C’est notre association qui s’occupe du financement. Tous les budgets sont divisibles en trois. Il y a un tiers de mécénat et un tiers de subventions des collectivités comme la région, le département ou même l’Etat (via le ministère de la Culture ou de la Cohésion des Territoires). C’est ce que nous amenons dans notre hotte du Père Noël aux collectivités. Le troisième tiers provient de l’échelon local. Nous voulons que la collectivité qui nous reçoit puisse arriver à trouver elle-même via la communauté des communes ou des mécènes locaux le tiers de ce que cela coûte. C’est ce que nous appelons nos recettes propres. Nous passons beaucoup de temps à chercher notre part. C’est important car une petite collectivité n’a absolument pas les moyens de payer ce que cela coûte. Il faut être plein de financeurs pour que cela ne coûte cher à personne. Même le public paye très peu mais à force de faire des additions, nous réussissons à réaliser des projets très ambitieux.

Pour se rendre compte combien un projet d’une telle envergure peut coûter ?

Nous sommes sur des projets qui avoisinent 15 à 17 000 euros.

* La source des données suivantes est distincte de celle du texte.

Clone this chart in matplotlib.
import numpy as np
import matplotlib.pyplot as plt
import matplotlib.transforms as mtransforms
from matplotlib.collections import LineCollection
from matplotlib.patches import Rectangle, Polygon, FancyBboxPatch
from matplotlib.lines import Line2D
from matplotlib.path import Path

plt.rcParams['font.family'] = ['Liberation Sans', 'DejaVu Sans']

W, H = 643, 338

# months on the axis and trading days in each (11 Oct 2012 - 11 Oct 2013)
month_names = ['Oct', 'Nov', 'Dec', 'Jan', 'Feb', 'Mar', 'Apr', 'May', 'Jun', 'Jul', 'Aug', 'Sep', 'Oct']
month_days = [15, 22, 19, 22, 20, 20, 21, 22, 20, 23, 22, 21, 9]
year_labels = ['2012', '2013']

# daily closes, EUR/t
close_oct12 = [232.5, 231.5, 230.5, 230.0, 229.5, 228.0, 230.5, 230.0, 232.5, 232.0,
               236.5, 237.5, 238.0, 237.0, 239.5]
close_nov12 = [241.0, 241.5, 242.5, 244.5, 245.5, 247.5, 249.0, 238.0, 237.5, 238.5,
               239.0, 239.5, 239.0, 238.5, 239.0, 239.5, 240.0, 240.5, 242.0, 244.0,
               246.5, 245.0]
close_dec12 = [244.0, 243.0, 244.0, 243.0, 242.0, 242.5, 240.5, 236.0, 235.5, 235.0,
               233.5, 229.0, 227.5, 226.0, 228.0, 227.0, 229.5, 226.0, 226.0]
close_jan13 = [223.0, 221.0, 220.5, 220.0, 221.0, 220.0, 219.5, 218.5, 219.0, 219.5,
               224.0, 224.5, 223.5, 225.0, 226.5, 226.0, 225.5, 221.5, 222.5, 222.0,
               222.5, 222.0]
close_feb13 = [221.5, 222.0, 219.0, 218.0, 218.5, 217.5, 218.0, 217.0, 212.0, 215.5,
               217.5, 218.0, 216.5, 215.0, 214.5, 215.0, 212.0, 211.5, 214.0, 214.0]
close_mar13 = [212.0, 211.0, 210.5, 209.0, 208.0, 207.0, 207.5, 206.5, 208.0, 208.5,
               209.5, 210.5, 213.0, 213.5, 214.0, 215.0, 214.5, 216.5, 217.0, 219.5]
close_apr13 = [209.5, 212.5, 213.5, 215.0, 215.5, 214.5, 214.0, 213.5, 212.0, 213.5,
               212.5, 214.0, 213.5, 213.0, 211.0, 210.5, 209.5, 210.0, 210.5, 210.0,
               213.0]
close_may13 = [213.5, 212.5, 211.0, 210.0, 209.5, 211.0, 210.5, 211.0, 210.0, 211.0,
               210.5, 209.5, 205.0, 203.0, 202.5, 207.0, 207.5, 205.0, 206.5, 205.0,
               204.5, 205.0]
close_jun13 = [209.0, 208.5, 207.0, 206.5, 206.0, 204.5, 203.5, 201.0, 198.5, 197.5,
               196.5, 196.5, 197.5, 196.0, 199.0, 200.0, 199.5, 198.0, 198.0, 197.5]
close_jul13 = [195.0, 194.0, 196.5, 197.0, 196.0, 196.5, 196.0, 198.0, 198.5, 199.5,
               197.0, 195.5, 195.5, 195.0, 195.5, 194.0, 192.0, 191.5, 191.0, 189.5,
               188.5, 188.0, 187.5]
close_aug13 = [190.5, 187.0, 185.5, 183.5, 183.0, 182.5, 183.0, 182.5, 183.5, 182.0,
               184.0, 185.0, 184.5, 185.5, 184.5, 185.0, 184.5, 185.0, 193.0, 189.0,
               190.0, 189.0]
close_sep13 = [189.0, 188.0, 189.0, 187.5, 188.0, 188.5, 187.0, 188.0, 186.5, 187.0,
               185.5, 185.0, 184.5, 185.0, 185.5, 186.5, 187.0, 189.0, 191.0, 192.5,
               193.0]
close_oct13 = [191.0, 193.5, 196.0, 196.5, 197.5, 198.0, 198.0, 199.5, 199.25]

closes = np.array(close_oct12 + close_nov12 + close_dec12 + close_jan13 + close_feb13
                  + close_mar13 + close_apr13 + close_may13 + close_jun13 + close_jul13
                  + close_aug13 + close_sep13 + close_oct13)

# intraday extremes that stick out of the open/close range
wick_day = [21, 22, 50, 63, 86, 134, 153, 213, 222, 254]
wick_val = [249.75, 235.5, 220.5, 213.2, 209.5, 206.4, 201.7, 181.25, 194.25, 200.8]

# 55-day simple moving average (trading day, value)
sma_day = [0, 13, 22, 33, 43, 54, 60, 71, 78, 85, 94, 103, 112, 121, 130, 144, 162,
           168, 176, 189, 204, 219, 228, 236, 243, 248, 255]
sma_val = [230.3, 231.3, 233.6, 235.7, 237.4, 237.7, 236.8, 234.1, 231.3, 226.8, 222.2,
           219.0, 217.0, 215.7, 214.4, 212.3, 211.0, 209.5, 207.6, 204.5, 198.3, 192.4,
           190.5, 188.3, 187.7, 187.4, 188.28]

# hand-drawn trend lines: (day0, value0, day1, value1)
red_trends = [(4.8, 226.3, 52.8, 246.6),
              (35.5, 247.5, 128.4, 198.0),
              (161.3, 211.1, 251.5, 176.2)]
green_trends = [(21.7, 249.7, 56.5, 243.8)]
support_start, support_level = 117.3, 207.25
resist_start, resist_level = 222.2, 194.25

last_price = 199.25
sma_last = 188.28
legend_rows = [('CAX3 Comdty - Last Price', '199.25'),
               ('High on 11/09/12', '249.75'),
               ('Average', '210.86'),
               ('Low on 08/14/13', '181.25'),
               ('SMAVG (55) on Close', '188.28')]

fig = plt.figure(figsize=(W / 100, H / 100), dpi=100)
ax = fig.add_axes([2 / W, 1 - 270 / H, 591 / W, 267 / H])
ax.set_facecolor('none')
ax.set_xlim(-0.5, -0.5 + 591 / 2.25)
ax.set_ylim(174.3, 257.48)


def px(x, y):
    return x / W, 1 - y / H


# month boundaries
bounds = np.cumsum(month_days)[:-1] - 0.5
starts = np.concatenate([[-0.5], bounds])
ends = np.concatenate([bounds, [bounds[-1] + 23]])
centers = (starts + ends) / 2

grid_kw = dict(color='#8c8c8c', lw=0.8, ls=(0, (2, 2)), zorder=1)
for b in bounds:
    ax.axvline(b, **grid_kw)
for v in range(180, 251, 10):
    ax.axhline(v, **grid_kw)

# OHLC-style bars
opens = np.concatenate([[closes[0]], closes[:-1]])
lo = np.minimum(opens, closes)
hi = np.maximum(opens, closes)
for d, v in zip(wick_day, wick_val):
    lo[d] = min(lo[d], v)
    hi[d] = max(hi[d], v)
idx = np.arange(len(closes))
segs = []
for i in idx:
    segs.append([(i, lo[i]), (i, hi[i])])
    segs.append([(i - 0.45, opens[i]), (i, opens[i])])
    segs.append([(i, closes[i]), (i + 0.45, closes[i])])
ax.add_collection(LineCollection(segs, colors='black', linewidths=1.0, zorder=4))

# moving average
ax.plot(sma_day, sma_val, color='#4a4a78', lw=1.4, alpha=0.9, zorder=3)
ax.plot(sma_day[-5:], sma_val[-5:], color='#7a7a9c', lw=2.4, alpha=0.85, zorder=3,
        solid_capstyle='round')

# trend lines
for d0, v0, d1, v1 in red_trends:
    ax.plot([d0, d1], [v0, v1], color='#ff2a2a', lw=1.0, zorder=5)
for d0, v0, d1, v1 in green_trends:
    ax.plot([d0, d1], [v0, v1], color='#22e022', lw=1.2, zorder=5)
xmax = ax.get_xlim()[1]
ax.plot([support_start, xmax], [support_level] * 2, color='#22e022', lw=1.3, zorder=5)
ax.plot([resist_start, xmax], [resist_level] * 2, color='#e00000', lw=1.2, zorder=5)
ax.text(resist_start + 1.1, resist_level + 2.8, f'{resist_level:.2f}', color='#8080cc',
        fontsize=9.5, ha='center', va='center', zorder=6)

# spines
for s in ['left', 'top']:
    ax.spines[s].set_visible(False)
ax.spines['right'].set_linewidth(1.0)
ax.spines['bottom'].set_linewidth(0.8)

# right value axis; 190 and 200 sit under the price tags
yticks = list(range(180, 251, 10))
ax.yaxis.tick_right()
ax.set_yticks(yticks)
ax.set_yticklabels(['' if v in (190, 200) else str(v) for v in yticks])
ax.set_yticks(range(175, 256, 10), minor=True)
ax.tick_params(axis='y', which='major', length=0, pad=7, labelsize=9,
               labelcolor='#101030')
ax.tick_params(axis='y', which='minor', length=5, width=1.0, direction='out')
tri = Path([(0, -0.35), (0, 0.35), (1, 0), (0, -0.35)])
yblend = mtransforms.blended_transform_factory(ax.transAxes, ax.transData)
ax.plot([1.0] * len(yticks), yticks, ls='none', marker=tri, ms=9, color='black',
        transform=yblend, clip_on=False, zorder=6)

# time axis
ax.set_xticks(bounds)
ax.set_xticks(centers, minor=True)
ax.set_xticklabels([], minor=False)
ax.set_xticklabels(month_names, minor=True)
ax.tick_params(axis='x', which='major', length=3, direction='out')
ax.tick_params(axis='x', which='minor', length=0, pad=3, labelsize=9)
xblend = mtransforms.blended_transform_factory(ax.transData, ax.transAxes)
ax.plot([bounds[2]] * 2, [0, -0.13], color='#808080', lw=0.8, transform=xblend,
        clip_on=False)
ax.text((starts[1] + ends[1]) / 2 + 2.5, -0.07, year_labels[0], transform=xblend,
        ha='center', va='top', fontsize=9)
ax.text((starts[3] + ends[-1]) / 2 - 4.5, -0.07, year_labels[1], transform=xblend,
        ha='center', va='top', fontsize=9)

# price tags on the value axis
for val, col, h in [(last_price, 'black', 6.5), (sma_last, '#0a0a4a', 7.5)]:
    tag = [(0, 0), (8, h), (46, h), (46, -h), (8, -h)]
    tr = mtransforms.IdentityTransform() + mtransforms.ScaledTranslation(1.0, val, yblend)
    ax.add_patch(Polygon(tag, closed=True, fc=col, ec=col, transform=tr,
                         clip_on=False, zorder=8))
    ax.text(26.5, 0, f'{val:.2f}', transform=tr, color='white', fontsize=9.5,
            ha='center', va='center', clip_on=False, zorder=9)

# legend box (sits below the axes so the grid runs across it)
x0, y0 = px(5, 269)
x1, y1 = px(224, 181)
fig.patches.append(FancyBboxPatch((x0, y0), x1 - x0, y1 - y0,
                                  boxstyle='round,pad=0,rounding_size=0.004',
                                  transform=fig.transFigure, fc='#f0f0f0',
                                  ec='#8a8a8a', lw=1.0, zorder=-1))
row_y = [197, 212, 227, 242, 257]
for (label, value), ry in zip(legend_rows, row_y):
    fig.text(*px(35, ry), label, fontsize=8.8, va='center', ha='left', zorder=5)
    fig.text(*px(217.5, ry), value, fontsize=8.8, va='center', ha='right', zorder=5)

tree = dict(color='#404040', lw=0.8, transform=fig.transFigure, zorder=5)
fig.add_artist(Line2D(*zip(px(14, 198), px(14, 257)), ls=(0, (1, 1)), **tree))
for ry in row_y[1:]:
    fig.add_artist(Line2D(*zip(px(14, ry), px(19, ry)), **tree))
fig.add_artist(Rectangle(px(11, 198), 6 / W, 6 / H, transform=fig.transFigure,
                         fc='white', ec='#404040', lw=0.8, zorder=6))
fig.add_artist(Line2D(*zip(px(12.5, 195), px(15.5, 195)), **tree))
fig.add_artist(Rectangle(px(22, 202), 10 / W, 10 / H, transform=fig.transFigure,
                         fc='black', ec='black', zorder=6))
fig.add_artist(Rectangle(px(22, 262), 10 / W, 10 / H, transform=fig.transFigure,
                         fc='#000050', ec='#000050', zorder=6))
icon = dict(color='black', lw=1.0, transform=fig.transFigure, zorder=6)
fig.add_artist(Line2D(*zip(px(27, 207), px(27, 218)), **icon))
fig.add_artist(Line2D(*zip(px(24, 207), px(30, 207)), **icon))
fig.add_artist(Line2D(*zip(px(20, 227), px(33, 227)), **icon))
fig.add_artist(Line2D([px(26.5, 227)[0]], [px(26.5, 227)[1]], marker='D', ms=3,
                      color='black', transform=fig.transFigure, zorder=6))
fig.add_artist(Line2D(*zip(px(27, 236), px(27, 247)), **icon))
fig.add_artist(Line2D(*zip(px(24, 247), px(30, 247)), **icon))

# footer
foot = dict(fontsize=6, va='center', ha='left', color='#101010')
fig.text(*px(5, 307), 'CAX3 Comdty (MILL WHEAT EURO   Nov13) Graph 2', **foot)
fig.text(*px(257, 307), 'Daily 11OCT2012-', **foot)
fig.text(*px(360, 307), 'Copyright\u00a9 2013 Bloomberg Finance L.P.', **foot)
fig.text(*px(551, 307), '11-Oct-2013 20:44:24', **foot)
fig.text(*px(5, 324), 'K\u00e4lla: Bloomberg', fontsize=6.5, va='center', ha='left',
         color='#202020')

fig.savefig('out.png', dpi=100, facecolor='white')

Après il n’y a pas forcément trois mois d’ateliers puis les trois plus grands artistes du monde qui sont sur le plateau. Il y a de choses qui sont variables mais pour nous un projet long ne peut pas tomber en dessous de 10 000 euros. Notre prix moyen évolue entre 10 et 30 000 euros si on prend une échelle plus large. Mais encore une fois, nous en finançons les deux tiers afin que tout le monde puisse se l’offrir.

À quel type de communes vous adressez-vous ?

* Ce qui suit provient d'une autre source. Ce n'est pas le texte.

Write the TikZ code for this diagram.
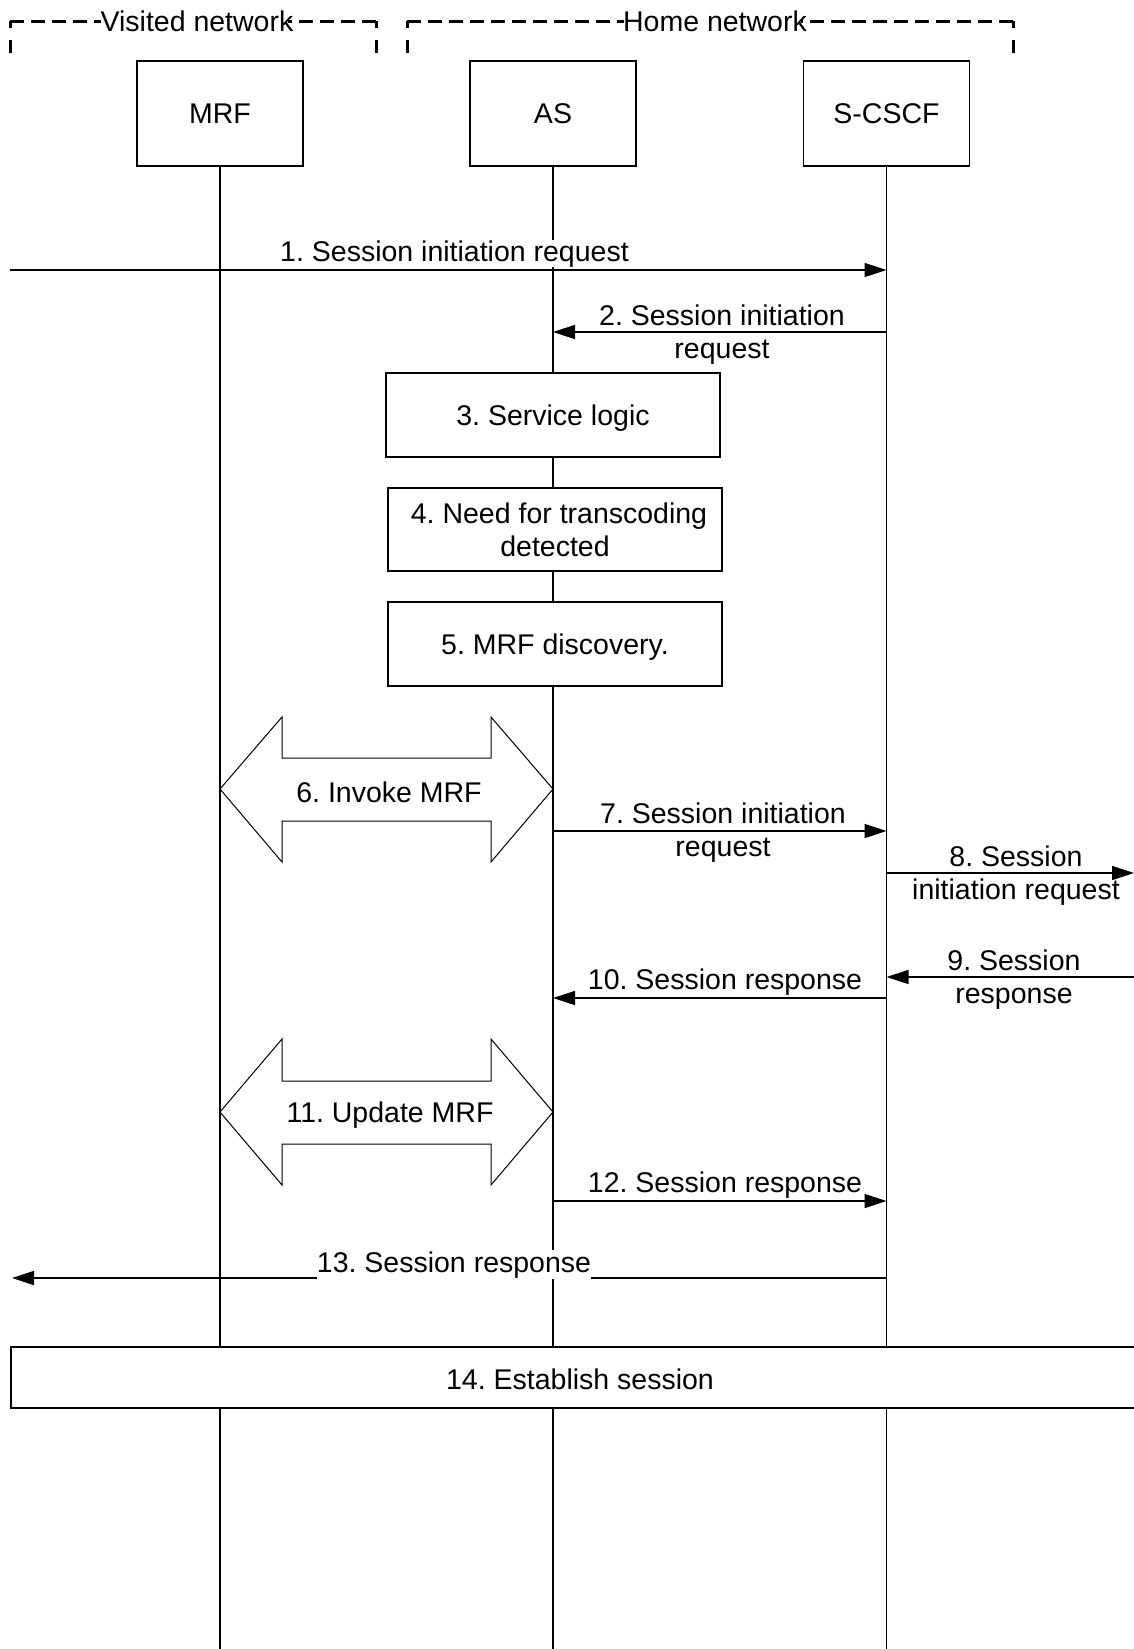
\documentclass[tikz,border=0pt]{standalone}
\usepackage{fontspec}
\setmainfont{Liberation Sans}
\usetikzlibrary{arrows.meta}
\frenchspacing
\begin{document}
\begin{tikzpicture}[x=1pt,y=-1pt,
  every node/.style={font=\fontsize{28.5pt}{33pt}\selectfont\frenchspacing, inner sep=0pt},
  ent/.style={draw, line width=1.6pt, fill=white, minimum width=166pt, minimum height=105pt},
  stepbox/.style={draw, line width=1.6pt, fill=white, align=center, minimum width=334pt, minimum height=84pt},
  life/.style={line width=1.3pt},
  msg/.style={line width=1.6pt, -{Triangle[length=22pt,width=14pt]}},
  lbl/.style={align=center},
  lblw/.style={fill=white},
  hdash/.style={line width=3pt, dash pattern=on 14pt off 7pt},
  vdash/.style={line width=3pt, dash pattern=on 13pt off 12pt on 10pt off 20pt},
  bigarrow/.style={draw, line width=1pt, fill=white}
]
\useasboundingbox (0,0) rectangle (1134,1649);

% network brackets
\node (vis) at (197,21) {Visited network};
\node (home) at (715,21) {Home network};
\coordinate (vl) at (10,21);
\coordinate (vr) at (376,21);
\coordinate (hl) at (407,21);
\coordinate (hr) at (1013,21);
\draw[hdash] (vl) -- ([xshift=1pt]vis.west);
\draw[hdash] (vr) -- ([xshift=-6pt]vis.east);
\draw[hdash] (hl) -- ([xshift=1pt]home.west);
\draw[hdash] (hr) -- ([xshift=-6pt]home.east);
\draw[vdash] (10,53) -- (vl);
\draw[vdash] (376,53) -- (vr);
\draw[vdash] (407,53) -- (hl);
\draw[vdash] (1013,53) -- (hr);

% entities
\node[ent] (mrf) at (220,113.5) {MRF};
\node[ent] (as) at (553,113.5) {AS};
\node[ent] (scscf) at (886.5,113.5) {S-CSCF};

% lifelines
\coordinate (mrfend) at (220,1649);
\coordinate (asend) at (553,1649);
\coordinate (scend) at (886.5,1649);
\draw[life] (mrf.south) -- (mrfend);
\draw[life] (as.south) -- (asend);
\draw[life] (scscf.south) -- (scend);

% message end points
\coordinate (in1) at (10,270);
\coordinate (sc1) at (886.5,270);
\coordinate (sc2) at (886.5,332);
\coordinate (as2) at (553,332);
\coordinate (as7) at (553,831);
\coordinate (sc7) at (886.5,831);
\coordinate (sc8) at (886.5,873);
\coordinate (out8) at (1134,873);
\coordinate (in9) at (1134,977);
\coordinate (sc9) at (886.5,977);
\coordinate (sc10) at (886.5,998);
\coordinate (as10) at (553,998);
\coordinate (as12) at (553,1201);
\coordinate (sc12) at (886.5,1201);
\coordinate (sc13) at (886.5,1278);
\coordinate (out13) at (12,1278);

% messages
\draw[msg] (in1) -- (sc1);
\node[lblw, anchor=base] (l1) at (454.5,261) {1. Session initiation request};
\draw[msg] (sc2) -- (as2);
\node[lbl] (l2) at (722,335) {2. Session initiation\\request};

% steps on AS
\node[stepbox, text depth=0pt] (s3) at (553,415) {3. Service logic};
\node[stepbox, minimum height=83pt] (s4) at (555,529.5) {\hspace*{8pt}4. Need for transcoding\\detected};
\node[stepbox, text depth=0pt] (s5) at (555,644) {5. MRF discovery.};

% invoke MRF
\path[bigarrow] (220,789) -- (282,717) -- (282,758) -- (491,758) -- (491,717) -- (553,789)
  -- (491,862) -- (491,821) -- (282,821) -- (282,862) -- cycle;
\node (l6) at (389,792) {6. Invoke MRF};

\draw[msg] (as7) -- (sc7);
\node[lbl] (l7) at (723,832.5) {7. Session initiation\\request};
\draw[msg] (sc8) -- (out8);
\node[lbl] (l8) at (1016,876) {8. Session\\initiation request};
\draw[msg] (in9) -- (sc9);
\node[lbl] (l9) at (1014,979.5) {9. Session\\response};
\draw[msg] (sc10) -- (as10);
\node[anchor=base] (l10) at (725,989) {10. Session response};

% update MRF
\path[bigarrow] (220,1112) -- (282,1039) -- (282,1081) -- (491,1081) -- (491,1039) -- (553,1112)
  -- (491,1185) -- (491,1144) -- (282,1144) -- (282,1185) -- cycle;
\node (l11) at (390,1115) {11. Update MRF};

\draw[msg] (as12) -- (sc12);
\node[anchor=base] (l12) at (725,1192) {12. Session response};
\draw[msg] (sc13) -- (out13);
\node[lblw, anchor=base, inner ysep=1pt] (l13) at (454,1272) {13. Session response};

% establish session
\node[draw, line width=1.6pt, fill=white, minimum width=1139pt, minimum height=61pt] (s14) at (580.5,1377.5) {};
\node (l14) at (580,1379) {14. Establish session};
\end{tikzpicture}
\end{document}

Je pense que cela s’adresse à n’importe quelle collectivité. Les seuls filtres que nous avons sont des filtres d’ordre social. Si nous venons nous chercher uniquement pour nos grands artistes, mais pas pour créer du lien avec les habitants, nous n’allons pas mettre les deux tiers de ce que nous avons pour faire quelque chose qui aura peut de retentissement sur le plan de l’appropriation par les habitants. Mais je pense qu’il n’y a pas de collectivité qui soit incompatible. Il faut juste que nous soyons sur des envies très communicantes.

Vous allez plutôt en zone rurale, en banlieue ?

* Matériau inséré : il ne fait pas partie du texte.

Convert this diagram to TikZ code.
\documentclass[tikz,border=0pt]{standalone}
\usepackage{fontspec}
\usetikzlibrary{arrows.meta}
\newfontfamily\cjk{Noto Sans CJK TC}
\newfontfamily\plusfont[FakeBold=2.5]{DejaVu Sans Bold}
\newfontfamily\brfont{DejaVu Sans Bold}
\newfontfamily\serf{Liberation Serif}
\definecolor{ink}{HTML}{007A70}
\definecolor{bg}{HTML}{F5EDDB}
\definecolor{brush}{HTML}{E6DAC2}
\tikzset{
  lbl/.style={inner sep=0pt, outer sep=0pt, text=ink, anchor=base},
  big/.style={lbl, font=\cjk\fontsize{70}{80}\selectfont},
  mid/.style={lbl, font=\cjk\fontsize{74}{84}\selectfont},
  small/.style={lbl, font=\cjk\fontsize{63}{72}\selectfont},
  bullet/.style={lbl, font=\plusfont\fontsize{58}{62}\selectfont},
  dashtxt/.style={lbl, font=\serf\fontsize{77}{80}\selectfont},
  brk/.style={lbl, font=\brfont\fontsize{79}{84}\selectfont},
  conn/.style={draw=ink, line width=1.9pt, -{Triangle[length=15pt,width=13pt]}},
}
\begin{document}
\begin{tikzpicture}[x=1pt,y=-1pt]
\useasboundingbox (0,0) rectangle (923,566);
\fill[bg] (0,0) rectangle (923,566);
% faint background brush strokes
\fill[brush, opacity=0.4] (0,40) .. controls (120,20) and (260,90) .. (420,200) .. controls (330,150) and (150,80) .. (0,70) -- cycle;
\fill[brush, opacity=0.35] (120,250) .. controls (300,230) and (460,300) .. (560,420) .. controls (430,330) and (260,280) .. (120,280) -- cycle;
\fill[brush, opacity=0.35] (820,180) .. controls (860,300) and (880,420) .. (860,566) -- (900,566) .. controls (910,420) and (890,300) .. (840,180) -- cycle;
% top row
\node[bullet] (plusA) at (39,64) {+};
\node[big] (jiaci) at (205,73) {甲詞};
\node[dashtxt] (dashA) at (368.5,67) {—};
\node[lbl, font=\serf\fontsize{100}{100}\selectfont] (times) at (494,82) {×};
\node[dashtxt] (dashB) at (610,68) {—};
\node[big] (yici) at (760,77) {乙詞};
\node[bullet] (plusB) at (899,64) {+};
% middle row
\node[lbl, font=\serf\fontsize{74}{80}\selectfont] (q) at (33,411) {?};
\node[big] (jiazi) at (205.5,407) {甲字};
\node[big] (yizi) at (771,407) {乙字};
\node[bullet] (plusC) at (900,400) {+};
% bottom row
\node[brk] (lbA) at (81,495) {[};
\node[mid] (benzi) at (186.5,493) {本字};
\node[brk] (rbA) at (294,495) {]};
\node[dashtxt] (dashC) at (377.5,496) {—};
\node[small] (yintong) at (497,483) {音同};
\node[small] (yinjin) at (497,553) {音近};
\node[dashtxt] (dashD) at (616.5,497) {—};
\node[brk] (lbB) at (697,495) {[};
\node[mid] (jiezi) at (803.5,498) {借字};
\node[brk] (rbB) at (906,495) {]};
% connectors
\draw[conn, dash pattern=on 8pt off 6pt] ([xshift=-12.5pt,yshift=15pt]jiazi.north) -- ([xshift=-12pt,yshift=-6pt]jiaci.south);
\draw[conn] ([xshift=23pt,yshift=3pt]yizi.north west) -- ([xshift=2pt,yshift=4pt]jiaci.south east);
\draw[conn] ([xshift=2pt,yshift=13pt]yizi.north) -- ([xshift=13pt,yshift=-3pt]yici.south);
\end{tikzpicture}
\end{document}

Nous allons beaucoup en zone rurale. Nous adorons. Les communautés de communes sont bien regroupées et notre itinérance s’adapte bien. Nous arrivons en petits camions avec tout le matériel et les artistes, ce qui fait que les ateliers peuvent se dérouler dans tous les villages. Ainsi tous les habitants sont concernés. Nous avons également une grosse activité dans les quartiers des grandes villes ou villes moyennes. Il y a des populations enclavées et le fait que nous ayons des artistes qui soient connus permet de faire venir les personnes des centre villes dans les quartiers. Ils vont se mélanger avec tous les habitants. Il y a aussi une communion de personnes qui se rendent compte que dans le quartier, la voiture n’a pas brûlée et que la soirée s’est bien passée… Il y a des mélanges de cultures et de générations qui sont extrêmement émouvants. Au contraire, on nous demande parfois d’organiser des concerts dans le centre mais d’avoir fait les ateliers en quartier. Ainsi, c’est l’inverse, ce sont les populations des quartiers qui viennent s’approprier la salle municipale qu’elles ne fréquentaient pas. Ce sont des challenges formidables que de se dire que Schubert ou Brahms soient encore capables aujourd’hui de créer des frissons dans des populations complètes. C’est ce que nous avons envie de prouver jour après jour.

Avez-vous mesuré votre impact ?

Oui. Si on parle de chiffres, nous touchons entre 40 et 42 000 personnes chaque année. Sur toutes celles-ci il y a beaucoup de jeunes. Ils représentent 60%. Sinon nous avons réalisé des études d’impact. Il est important de savoir qu’après un concert comme celui d’aujourd’hui, nous créons des vocations. Parmi les enfants qui ont chanté, ils ont tous envie de continuer. La maitresse aussi. L’association de personnes en difficulté, c’est pareil ! Nous avons presque un taux de 100%. Les résultats sont bons.